Looking down the road, I can imagine that the sum of these features will lead users to try to capture unique combinations of sound, motion and image that can be combined and recombined with ease. What Lightt is attempting is to corral a bunch of the iPhone’s built-in functions to create something like a social camera diary where you can collect the moments of your life and share little aesthetic bundles or whole streams with whomever you choose. This is exactly the kind of hybrid use case that iOS devices are made to facilitate. Lightt works equally well on the iPad (my camera of choice) but I wish that it was easier to begin a video on my iPhone and finish it on my iPad, or vice versa. Since Lightt stores everything in the cloud, this should be possible with a little synching, but I might have to wait for Light 4.0 to get that wish.

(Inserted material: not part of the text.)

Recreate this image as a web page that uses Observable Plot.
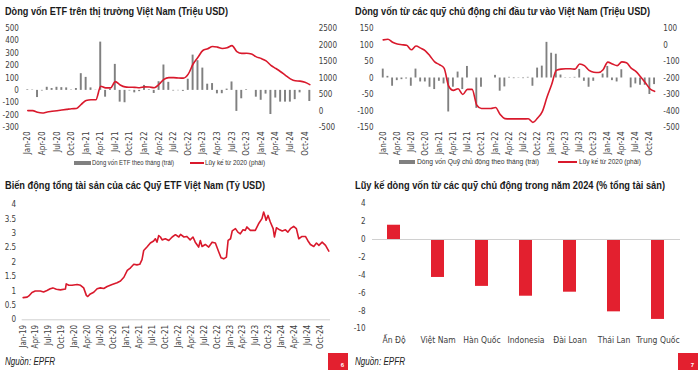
<!DOCTYPE html>
<html><head><meta charset="utf-8">
<script src="https://cdn.jsdelivr.net/npm/d3@7"></script>
<script src="https://cdn.jsdelivr.net/npm/@observablehq/plot@0.6"></script>
<style>
body{margin:0;background:#fff;width:700px;height:370px;position:relative;overflow:hidden;font-family:"Liberation Sans",Arial,sans-serif;}
.t{position:absolute;font-weight:bold;font-size:11.5px;line-height:14px;color:#1a1a1a;white-space:nowrap;transform-origin:0 50%;}
.p{position:absolute;}
.leg{position:absolute;font-size:8px;line-height:10px;color:#333;white-space:nowrap;transform-origin:0 50%;}
.sw{position:absolute;}
.src{position:absolute;font-style:italic;font-size:10px;line-height:12px;color:#222;white-space:nowrap;transform-origin:0 50%;}
.pg{position:absolute;width:20px;height:17px;background:#e3202f;color:#fff;font-size:6px;font-weight:bold;}
.pg span{position:absolute;right:4px;bottom:2px;}
</style>
</head><body>
<div class="t" data-w="223" style="left:5px;top:4px">Dòng vốn ETF trên thị trường Việt Nam (Triệu USD)</div>
<div class="t" data-w="295" style="left:355px;top:4px">Dòng vốn từ các quỹ chủ động chỉ đầu tư vào Việt Nam (Triệu USD)</div>
<div class="t" data-w="260" style="left:5px;top:178px">Biến động tổng tài sản của các Quỹ ETF Việt Nam (Tỷ USD)</div>
<div class="t" data-w="310" style="left:355px;top:178px">Lũy kế dòng vốn từ các quỹ chủ động trong năm 2024 (% tổng tài sản)</div>
<div class="p" id="c1" style="left:0;top:20px"></div>
<div class="p" id="c2" style="left:350px;top:20px"></div>
<div class="p" id="c3" style="left:0;top:190px"></div>
<div class="p" id="c4" style="left:350px;top:190px"></div>
<div class="sw" style="left:74px;top:161px;width:17px;height:4px;background:#808080"></div>
<div class="leg" data-w="82" style="left:92px;top:158px">Dòng vốn ETF theo tháng (trái)</div>
<div class="sw" style="left:190px;top:162px;width:14px;height:2px;background:#d9192c"></div>
<div class="leg" data-w="60" style="left:205px;top:158px">Lũy kế từ 2020 (phải)</div>
<div class="sw" style="left:399px;top:160px;width:16px;height:4px;background:#808080"></div>
<div class="leg" data-w="122" style="left:417px;top:157px">Dòng vốn Quỹ chủ động theo tháng (trái)</div>
<div class="sw" style="left:558px;top:161px;width:19px;height:2px;background:#d9192c"></div>
<div class="leg" data-w="62" style="left:579px;top:157px">Lũy kế từ 2020 (phải)</div>
<div class="src" data-w="50" style="left:5px;top:356px">Nguồn: EPFR</div>
<div class="src" data-w="50" style="left:355px;top:356px">Nguồn: EPFR</div>
<div class="pg" style="left:328px;top:353px"><span>6</span></div>
<div class="pg" style="left:678px;top:353px"><span>7</span></div>
<script>
const FONT = '"Liberation Sans Narrow","DejaVu Sans Condensed",sans-serif';
const RED = "#d9192c";
const GRAY = "#808080";
const TXT = "#404040";

// Monthly categories Jan-20 .. Nov-24
const months = d3.utcMonth.range(new Date(Date.UTC(2020,0,1)), new Date(Date.UTC(2024,11,1)));
const monthLabels = months.map(d3.utcFormat("%b-%y"));
const monthTicks = monthLabels.filter((d,i)=>i%3===0);

// Panel 1: ETF flows (million USD)
const etfFlow = [5,3,-58,-5,25,15,25,22,20,3,15,135,
  105,20,2,390,-55,10,210,-95,-100,-5,-20,-10,
  40,5,-25,70,205,65,-5,-3,-8,90,285,240,
  180,50,55,-28,-27,10,68,-170,-68,5,0,-55,
  -80,-30,-195,-62,-95,-95,-95,-75,-20,0,-90];
const etfCum = [12,12,-40,-60,-30,-10,10,30,50,70,75,200,
  320,340,340,750,700,700,890,790,730,720,715,705,
  730,725,705,810,960,1010,1010,1000,995,1117,1424,1627,
  1833,1885,1956,1935,1895,1915,1980,1800,1745,1750,1730,1640,
  1590,1520,1385,1290,1190,1080,975,915,905,870,800];
const etfLeftTicks = [-300,-200,-100,0,100,200,300,400,500];
const etfRightTicks = [-500,0,500,1000,1500,2000,2500];

// Panel 2: active funds flows (million USD)
const actFlow = [27,5,-25,-8,-5,-3,-25,27,-12,-12,-28,-35,
  -10,-18,-103,-28,18,-35,35,0,-92,-28,0,0,
  8,-40,-27,2,-2,1,-2,2,-25,30,36,108,
  75,72,9,1,-1,2,26,-10,-28,-10,0,12,
  35,-8,-12,25,0,-30,-18,-22,-22,-50,-20];
const actCum = [31,35,17,6,2,-2,-29,-6,-19,-35,-67,-102,
  -119,-140,-250,-275,-265,-300,-269,-269,-365,-385,-385,-385,
  -379,-421,-446,-448,-448,-448,-448,-447,-469,-442,-404,-317,
  -240,-154,-146,-144,-144,-146,-115,-125,-154,-165,-167,-150,
  -104,-115,-125,-102,-108,-140,-160,-192,-227,-265,-281];
const actLeftTicks = [-150,-100,-50,0,50,100,150];
const actRightTicks = [-500,-400,-300,-200,-100,0,100];

// Panel 3: total assets of Vietnam ETFs (billion USD)
const aumDates = ["2019-01-01","2019-01-29","2019-02-10","2019-03-04","2019-03-27","2019-05-02","2019-05-25","2019-06-18","2019-07-11","2019-07-30","2019-08-23","2019-09-21","2019-10-26","2019-11-01","2019-11-19","2019-12-12",
 "2020-01-17","2020-02-10","2020-03-03","2020-03-22","2020-04-01","2020-04-19","2020-05-13","2020-06-06","2020-06-29","2020-07-23","2020-08-16","2020-09-20","2020-10-25","2020-11-18","2020-12-12",
 "2021-01-05","2021-01-28","2021-02-20","2021-03-14","2021-04-03","2021-04-19","2021-05-01","2021-05-24","2021-06-17","2021-07-10","2021-07-22","2021-08-03","2021-08-15","2021-08-27","2021-09-08","2021-10-01","2021-10-25","2021-11-18","2021-12-11",
 "2022-01-04","2022-01-16","2022-02-09","2022-03-02","2022-03-25","2022-04-14","2022-04-30","2022-05-24","2022-06-05","2022-06-17","2022-07-10","2022-08-03","2022-08-27","2022-09-19","2022-10-13","2022-10-29","2022-11-17","2022-12-06","2022-12-18",
 "2023-01-04","2023-01-16","2023-02-08","2023-02-25","2023-03-14","2023-04-02","2023-04-18","2023-04-30","2023-05-24","2023-06-28","2023-07-21","2023-08-14","2023-08-26","2023-09-03","2023-09-12","2023-09-26","2023-10-12","2023-11-01","2023-11-10","2023-11-24","2023-12-17",
 "2024-01-04","2024-01-27","2024-02-13","2024-03-02","2024-03-25","2024-04-13","2024-04-30","2024-05-23","2024-06-16","2024-07-02","2024-07-21","2024-08-14","2024-09-02","2024-09-19","2024-10-12","2024-11-05","2024-11-28"];
const aumValues = [0.77,0.79,0.83,0.95,1.0,1.0,0.97,1.02,1.08,1.11,1.06,1.04,1.07,1.25,1.2,1.2,
 1.23,1.2,1.11,0.85,0.81,0.9,0.96,1.08,1.11,1.09,1.16,1.23,1.29,1.35,1.48,
 1.72,1.81,1.93,1.91,1.93,2.09,2.41,2.53,2.67,2.74,2.82,2.70,2.93,2.88,2.78,2.82,2.76,2.88,2.96,
 2.88,2.97,2.88,2.90,2.78,2.88,2.70,2.53,2.76,2.55,2.62,2.53,2.70,2.67,2.36,2.16,2.12,2.18,2.76,
 2.82,3.09,3.17,3.05,2.99,3.13,3.11,3.23,3.11,3.11,3.34,3.52,3.75,3.63,3.46,3.63,3.40,3.17,2.88,3.20,3.13,
 3.09,3.13,3.05,3.17,3.25,3.17,2.82,2.90,2.90,2.76,2.62,2.55,2.67,2.59,2.70,2.59,2.39];
const aumTicks = [0,0.5,1,1.5,2,2.5,3,3.5,4];

// Panel 4: 2024 cumulative active flows (% of AUM)
const countries = ["Ấn Độ","Việt Nam","Hàn Quốc","Indonesia","Đài Loan","Thái Lan","Trung Quốc"];
const pctAum = [1.6,-4.25,-5.25,-6.35,-5.9,-8.1,-8.95];
const pctTicks = [-10,-8,-6,-4,-2,0,2,4];

const style = {fontFamily: FONT, fontSize: "8px", color: TXT, background: "transparent"};

function dualPanel(el, flows, cum, lTicks, rTicks, lDom, rDom, m) {
  const toL = v => lDom[0] + (v - rDom[0]) * (lDom[1]-lDom[0]) / (rDom[1]-rDom[0]);
  const toR = v => rDom[0] + (v - lDom[0]) * (rDom[1]-rDom[0]) / (lDom[1]-lDom[0]);
  const data = monthLabels.map((mm,i)=>({m: mm, flow: flows[i], cum: toL(cum[i])}));
  const p = Plot.plot({
    width: 350, height: 140,
    marginLeft: m.left, marginRight: m.right, marginTop: 8, marginBottom: 33,
    style,
    x: {type: "band", domain: monthLabels, paddingInner: 0.6, paddingOuter: 0.6},
    y: {domain: lDom},
    marks: [
      Plot.barY(data, {x: "m", y: "flow", fill: GRAY}),
      Plot.line(data, {x: "m", y: "cum", stroke: RED, strokeWidth: 1.6, curve: "monotone-x"}),
      Plot.axisY(lTicks, {anchor: "left", tickSize: 0, tickPadding: m.lpad, label: null, fill: TXT, tickFormat: d => String(d)}),
      Plot.axisY(rTicks.map(toL), {anchor: "right", tickSize: 0, tickPadding: 5, label: null, fill: TXT, textAnchor: "start", tickFormat: d => String(Math.round(toR(d)))}),
      Plot.axisX(monthTicks, {tickRotate: -90, tickSize: 0, tickPadding: 4, label: null, fill: TXT})
    ]
  });
  document.getElementById(el).appendChild(p);
}

dualPanel("c1", etfFlow, etfCum, etfLeftTicks, etfRightTicks, [-300,500], [-500,2500], {left: 23.4, right: 36.8, lpad: 5});
dualPanel("c2", actFlow, actCum, actLeftTicks, actRightTicks, [-150,150], [-500,100], {left: 29, right: 42.2, lpad: 6});

// Panel 3
const aum = aumDates.map((d,i)=>({date: new Date(d), v: aumValues[i]}));
const qTicks = d3.utcMonth.every(3).range(new Date(Date.UTC(2019,0,1)), new Date(Date.UTC(2024,10,1)));
document.getElementById("c3").appendChild(Plot.plot({
  width: 350, height: 160,
  marginLeft: 21.7, marginRight: 20, marginTop: 14.3, marginBottom: 30.7,
  style,
  x: {type: "utc", domain: [new Date("2018-12-25"), new Date("2024-12-10")]},
  y: {domain: [0, 4]},
  marks: [
    Plot.ruleY([0], {stroke: "#d0d0d0"}),
    Plot.line(aum, {x: "date", y: "v", stroke: RED, strokeWidth: 1.6}),
    Plot.axisY(aumTicks, {tickSize: 0, tickPadding: 6, label: null, fill: TXT, tickFormat: d => String(d)}),
    Plot.axisX(qTicks, {tickRotate: -90, tickSize: 0, tickPadding: 5, label: null, fill: TXT, tickFormat: d3.utcFormat("%b-%y")})
  ]
}));

// Panel 4
const bars = countries.map((c,i)=>({c, v: pctAum[i]}));
document.getElementById("c4").appendChild(Plot.plot({
  width: 350, height: 160,
  marginLeft: 22, marginRight: 20, marginTop: 13.3, marginBottom: 21.7,
  style,
  x: {type: "band", domain: countries, paddingInner: 0.7, paddingOuter: 0.35},
  y: {domain: [-10, 4]},
  marks: [
    Plot.barY(bars, {x: "c", y: "v", fill: "#e3202f"}),
    Plot.ruleY([0], {stroke: "#d0d0d0"}),
    Plot.axisY(pctTicks, {tickSize: 0, tickPadding: 7, label: null, fill: TXT, tickFormat: d => String(d)}),
    Plot.axisX(countries, {tickSize: 0, tickPadding: 8, label: null, fill: TXT, fontSize: 8.5})
  ]
}));

// Fit HTML texts horizontally to the widths seen in the reference (narrow font look)
document.querySelectorAll("[data-w]").forEach(el => {
  const w = el.getBoundingClientRect().width;
  const target = +el.dataset.w;
  if (w > 0) el.style.transform = `scaleX(${target / w})`;
});
</script>
</body></html>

Testing Note: The music soundtracks are intended for non-commercial use only. If you share your Lightt videos through YouTube (which is conveniently built into the app) and they contain copyrighted music you will likely get a “matched third party content” copyright notice that will prevent you from monetizing the video. YouTube’s documentation says that these notices are not marks against your account and the only impact seems to be the inability to monetize. YouTube does offer the option to dispute these claims as well.